The Supreme Court found that Colorado’s law crosses that line. As Justice Gorsuch explains, “Colorado’s law does not just regulate the content of Ms. Chiles’s speech. It goes a step further, prescribing what views she may and may not express.” The law itself prohibits “any practice or treatment by a licensee… that attempts or purports to change an individual’s sexual orientation or gender identity, including efforts to change behaviors or gender expressions or to eliminate or reduce sexual or romantic attraction or feelings toward individuals of the same sex.” The key point of contention in this case is the prohibition of “any practice or treatment,” which, in the case of Ms. Chiles (the therapist suing the state of Colorado), includes the things she says to her patients.
Citing the language of the Colorado law, the Court further elaborates that “Ms. Chiles may express ‘[a]cceptance, support, and understanding for the facilitation of . . . identity exploration.’... But if a gay or transgender client seeks her counsel in the hope of changing his sexual orientation or gender identity, Ms. Chiles cannot provide it.” The argument is a straightforward one: Ms. Chiles is not only limited in what she can say, but she is also required to only express a certain viewpoint on a client’s identity regardless of the client’s desires.
Even if a client who suffers from gender dysphoria seeks assistance in conforming with their biological sex, therapists cannot offer such counseling. No matter what, the state of Colorado requires that therapists advance an affirming viewpoint in their conversations with patients. A law that permits one side of a conversation while prohibiting the other is not merely regulating conduct; it is regulating viewpoints. Because of this distinction between censoring one viewpoint and compelling another, a higher standard of review must be used. That does not mean the Court has ruled on whether this legislation is constitutional; that is for the lower court to decide.
If this law is deemed unconstitutional, it will be only on very narrow grounds. The question at hand in Chiles v. Salazar is not whether a state can ban conversion therapy altogether, but whether the state has a compelling interest in regulating “talk therapy” aimed at changing a client’s sexuality, and whether the current means Colorado has used to meet these interests are not more restrictive than what’s needed. Ultimately, that question will be up to the lower courts. “The question before us is a narrow one,” Gorsuch writes “[Ms. Chiles] does not take issue with the State’s effort to prohibit what she herself calls ‘long-abandoned, aversive’ physical interventions.” The opinion of the Court even suggests that Colorado has the right to ban “conduct—such as aversive physical interventions,” because such interventions are considered conduct rather than speech, with the former having much fewer constitutional protections than the latter.

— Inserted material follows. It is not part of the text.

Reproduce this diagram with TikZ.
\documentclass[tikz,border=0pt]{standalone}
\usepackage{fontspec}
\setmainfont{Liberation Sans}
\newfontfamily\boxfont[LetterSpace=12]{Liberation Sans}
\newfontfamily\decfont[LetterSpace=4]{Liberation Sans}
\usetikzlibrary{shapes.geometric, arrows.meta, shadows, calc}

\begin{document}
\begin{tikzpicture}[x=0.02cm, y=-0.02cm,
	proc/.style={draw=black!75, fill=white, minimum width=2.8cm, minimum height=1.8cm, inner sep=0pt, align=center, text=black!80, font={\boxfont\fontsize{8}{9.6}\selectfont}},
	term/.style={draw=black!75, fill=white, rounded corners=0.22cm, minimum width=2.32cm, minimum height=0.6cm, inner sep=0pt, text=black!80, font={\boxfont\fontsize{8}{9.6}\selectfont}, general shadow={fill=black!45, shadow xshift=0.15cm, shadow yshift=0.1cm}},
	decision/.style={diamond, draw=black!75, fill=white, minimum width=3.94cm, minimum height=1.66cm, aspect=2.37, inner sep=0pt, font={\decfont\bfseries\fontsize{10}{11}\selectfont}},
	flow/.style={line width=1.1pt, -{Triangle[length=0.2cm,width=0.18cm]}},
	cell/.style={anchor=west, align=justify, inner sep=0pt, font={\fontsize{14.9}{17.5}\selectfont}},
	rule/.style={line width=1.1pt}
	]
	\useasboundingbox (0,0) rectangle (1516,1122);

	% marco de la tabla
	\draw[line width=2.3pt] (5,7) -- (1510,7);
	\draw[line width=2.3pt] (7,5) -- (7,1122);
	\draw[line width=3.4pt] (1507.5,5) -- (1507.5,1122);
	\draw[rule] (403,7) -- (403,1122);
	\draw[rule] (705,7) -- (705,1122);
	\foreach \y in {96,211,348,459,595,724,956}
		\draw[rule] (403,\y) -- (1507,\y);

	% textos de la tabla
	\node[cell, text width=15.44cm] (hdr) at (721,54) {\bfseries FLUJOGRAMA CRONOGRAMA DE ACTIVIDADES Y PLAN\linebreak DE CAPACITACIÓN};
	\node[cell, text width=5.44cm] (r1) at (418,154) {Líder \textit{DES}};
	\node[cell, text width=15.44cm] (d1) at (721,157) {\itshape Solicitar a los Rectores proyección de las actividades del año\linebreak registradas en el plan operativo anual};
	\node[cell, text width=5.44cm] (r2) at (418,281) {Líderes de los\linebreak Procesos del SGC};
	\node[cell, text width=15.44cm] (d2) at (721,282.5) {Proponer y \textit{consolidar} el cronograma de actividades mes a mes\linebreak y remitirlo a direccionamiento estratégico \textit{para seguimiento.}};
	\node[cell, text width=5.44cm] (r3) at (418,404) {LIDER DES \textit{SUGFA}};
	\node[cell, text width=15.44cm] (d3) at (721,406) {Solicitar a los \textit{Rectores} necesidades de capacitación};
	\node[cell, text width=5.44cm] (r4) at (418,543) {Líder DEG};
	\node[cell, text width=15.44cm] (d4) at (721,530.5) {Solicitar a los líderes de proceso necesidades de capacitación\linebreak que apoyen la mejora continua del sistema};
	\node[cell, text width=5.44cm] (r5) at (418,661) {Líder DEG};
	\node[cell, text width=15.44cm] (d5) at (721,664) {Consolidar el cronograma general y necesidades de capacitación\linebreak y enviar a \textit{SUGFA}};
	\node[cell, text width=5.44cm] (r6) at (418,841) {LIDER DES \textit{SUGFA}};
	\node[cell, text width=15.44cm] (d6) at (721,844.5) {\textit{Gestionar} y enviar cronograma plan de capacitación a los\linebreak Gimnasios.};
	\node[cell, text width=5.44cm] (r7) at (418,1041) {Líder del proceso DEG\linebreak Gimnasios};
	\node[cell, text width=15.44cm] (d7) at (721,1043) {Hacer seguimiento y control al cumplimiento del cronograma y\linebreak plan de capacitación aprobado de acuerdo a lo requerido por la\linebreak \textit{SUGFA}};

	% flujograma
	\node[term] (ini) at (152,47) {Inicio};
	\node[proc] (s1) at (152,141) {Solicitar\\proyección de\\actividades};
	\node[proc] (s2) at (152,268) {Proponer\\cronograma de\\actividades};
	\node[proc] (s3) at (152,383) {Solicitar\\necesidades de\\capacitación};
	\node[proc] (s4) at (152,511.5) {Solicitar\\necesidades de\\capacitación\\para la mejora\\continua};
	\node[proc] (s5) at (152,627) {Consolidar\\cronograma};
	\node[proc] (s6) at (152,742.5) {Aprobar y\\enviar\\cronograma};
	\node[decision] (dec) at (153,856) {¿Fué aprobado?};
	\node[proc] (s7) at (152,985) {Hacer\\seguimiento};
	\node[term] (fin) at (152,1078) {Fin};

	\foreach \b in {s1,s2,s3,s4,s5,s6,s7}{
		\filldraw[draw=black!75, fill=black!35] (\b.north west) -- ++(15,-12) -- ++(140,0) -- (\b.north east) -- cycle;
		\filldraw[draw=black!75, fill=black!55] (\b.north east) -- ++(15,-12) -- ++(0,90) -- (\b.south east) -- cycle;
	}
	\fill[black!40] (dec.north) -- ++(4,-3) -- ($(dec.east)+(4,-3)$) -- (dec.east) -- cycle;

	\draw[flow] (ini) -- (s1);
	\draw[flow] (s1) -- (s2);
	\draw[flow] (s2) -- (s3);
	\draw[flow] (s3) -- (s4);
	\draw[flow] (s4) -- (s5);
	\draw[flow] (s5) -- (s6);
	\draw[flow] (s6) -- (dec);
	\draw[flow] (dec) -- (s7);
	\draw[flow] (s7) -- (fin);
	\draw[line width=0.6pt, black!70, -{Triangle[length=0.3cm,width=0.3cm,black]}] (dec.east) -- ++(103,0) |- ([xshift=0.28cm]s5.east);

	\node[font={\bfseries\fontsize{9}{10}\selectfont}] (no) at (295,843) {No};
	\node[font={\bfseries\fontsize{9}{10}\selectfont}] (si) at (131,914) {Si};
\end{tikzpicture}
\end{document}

Nothing in the Supreme Court’s ruling in Chiles v. Salazar determines that Colorado’s law banning conversion therapy is unconstitutional or guarantees that the Tenth Circuit Court of Appeals will determine it to be unconstitutional when the case is reargued, but that is not the point. The Supreme Court did not endorse conversion therapy, nor did it strip states of their authority to regulate it. It simply reaffirmed the longstanding principle that when the government regulates speech on the basis of viewpoint—no matter how misguided that viewpoint—it must meet the Constitution’s highest standard.